*Given information:*
## Begin
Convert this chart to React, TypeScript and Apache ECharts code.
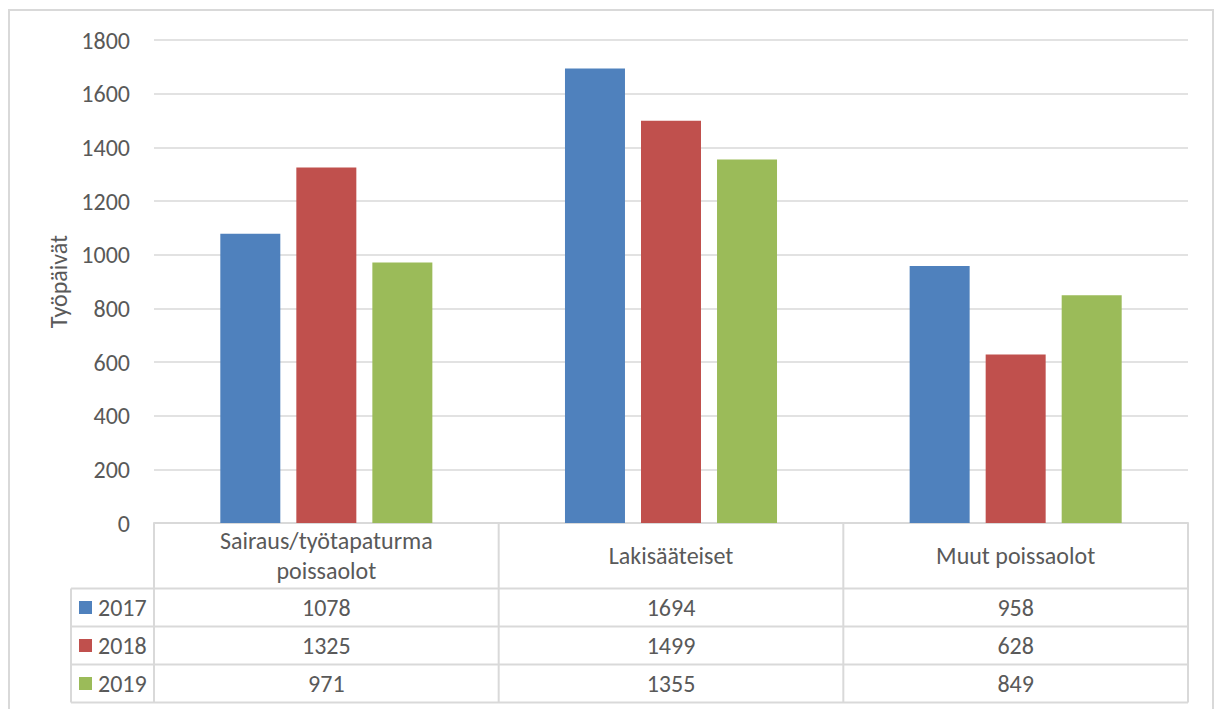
import React, { useEffect, useRef } from "react";
import * as echarts from "echarts";

// Absence categories (header row of the data table)
const categories = ["Sairaus/työtapaturma\npoissaolot", "Lakisääteiset", "Muut poissaolot"];
// Years shown as series
const years = ["2017", "2018", "2019"];
// Working days per category for each year
const values2017 = [1078, 1694, 958];
const values2018 = [1325, 1499, 628];
const values2019 = [971, 1355, 849];
const seriesValues = [values2017, values2018, values2019];
const colors = ["#4f81bd", "#c0504d", "#9bbb59"];

const yAxisTitle = "Työpäivät";
const yMax = 1800;
const yStep = 200;

const FONT = "Calibri, Carlito, Lato, sans-serif";
const FS = 24;
const TEXT = "#595959";
const LINE = "#d9d9d9";

export default function App() {
  const ref = useRef<HTMLDivElement>(null);

  useEffect(() => {
    if (!ref.current) return;
    const chart = echarts.init(ref.current, undefined, { renderer: "svg" });

    const gridLeft = 154;
    const gridRight = 26;
    const gridTop = 40;
    const gridBottom = 186;

    chart.setOption({
      animation: false,
      backgroundColor: "#ffffff",
      textStyle: { fontFamily: FONT },
      grid: { left: gridLeft, right: gridRight, top: gridTop, bottom: gridBottom, containLabel: false },
      xAxis: {
        type: "category",
        data: categories,
        axisLine: { show: true, lineStyle: { color: LINE, width: 2 } },
        axisTick: { show: false },
        axisLabel: { show: false },
      },
      yAxis: {
        type: "value",
        min: 0,
        max: yMax,
        interval: yStep,
        name: yAxisTitle,
        nameLocation: "middle",
        nameGap: 82,
        nameRotate: 90,
        nameTextStyle: { color: TEXT, fontSize: FS, fontFamily: FONT },
        axisLine: { show: false },
        axisTick: { show: false },
        axisLabel: {
          color: TEXT,
          fontSize: FS,
          fontFamily: FONT,
          margin: 24,
          formatter: (v: number) => String(v),
        },
        splitLine: { lineStyle: { color: LINE, width: 1.5 } },
      },
      series: years.map((y, i) => ({
        name: y,
        type: "bar",
        data: seriesValues[i],
        barWidth: 60,
        barGap: "26.7%",
        itemStyle: { color: colors[i] },
      })),
    });

    // Data table under the plot, aligned to the category columns
    const plotW = 1214 - gridLeft - gridRight;
    const colW = plotW / categories.length;
    const axisY = 709 - gridBottom;
    const headerBottom = axisY + 65.5;
    const rowH = 38;
    const tableLeft = 71;
    const tableRight = gridLeft + plotW;
    const tableBottom = headerBottom + rowH * years.length;

    const g: any[] = [];
    const line = (x1: number, y1: number, x2: number, y2: number) => ({
      type: "line",
      shape: { x1, y1, x2, y2 },
      style: { stroke: LINE, lineWidth: 2 },
      silent: true,
    });

    // outer frame
    g.push({
      type: "rect",
      shape: { x: 9, y: 10, width: 1204, height: 740 },
      style: { fill: "none", stroke: LINE, lineWidth: 2 },
      silent: true,
    });

    // vertical dividers of the category columns
    for (let c = 0; c <= categories.length; c++) {
      const x = gridLeft + colW * c;
      g.push(line(x, axisY, x, tableBottom));
    }
    g.push(line(tableLeft, headerBottom, tableLeft, tableBottom));
    for (let r = 0; r <= years.length; r++) {
      const y = headerBottom + rowH * r;
      g.push(line(tableLeft, y, tableRight, y));
    }

    // header labels
    categories.forEach((cat, c) => {
      g.push({
        type: "text",
        x: gridLeft + colW * (c + 0.5),
        y: (axisY + headerBottom) / 2,
        style: {
          text: cat,
          fill: TEXT,
          font: `${FS}px ${FONT}`,
          align: "center",
          verticalAlign: "middle",
          lineHeight: 30,
        },
        silent: true,
      });
    });

    // legend keys and values
    years.forEach((yr, r) => {
      const cy = headerBottom + rowH * (r + 0.5);
      g.push({
        type: "rect",
        shape: { x: 79, y: cy - 6.5, width: 13, height: 13 },
        style: { fill: colors[r] },
        silent: true,
      });
      g.push({
        type: "text",
        x: 98,
        y: cy,
        style: { text: yr, fill: TEXT, font: `${FS}px ${FONT}`, align: "left", verticalAlign: "middle" },
        silent: true,
      });
      seriesValues[r].forEach((v, c) => {
        g.push({
          type: "text",
          x: gridLeft + colW * (c + 0.5),
          y: cy,
          style: { text: String(v), fill: TEXT, font: `${FS}px ${FONT}`, align: "center", verticalAlign: "middle" },
          silent: true,
        });
      });
    });

    chart.setOption({ graphic: { elements: g } });

    return () => chart.dispose();
  }, []);

  return (
    <div
      ref={ref}
      style={{ position: "fixed", left: 0, top: 0, width: 1214, height: 709 }}
    />
  );
}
## End
*Aim:*
Make an exact copy of the lines from the top of the material through the line with "import * as", pictures excluded.

*Output of the task:*
Convert this chart to React, TypeScript and Apache ECharts code.
import React, { useEffect, useRef } from "react";
import * as echarts from "echarts";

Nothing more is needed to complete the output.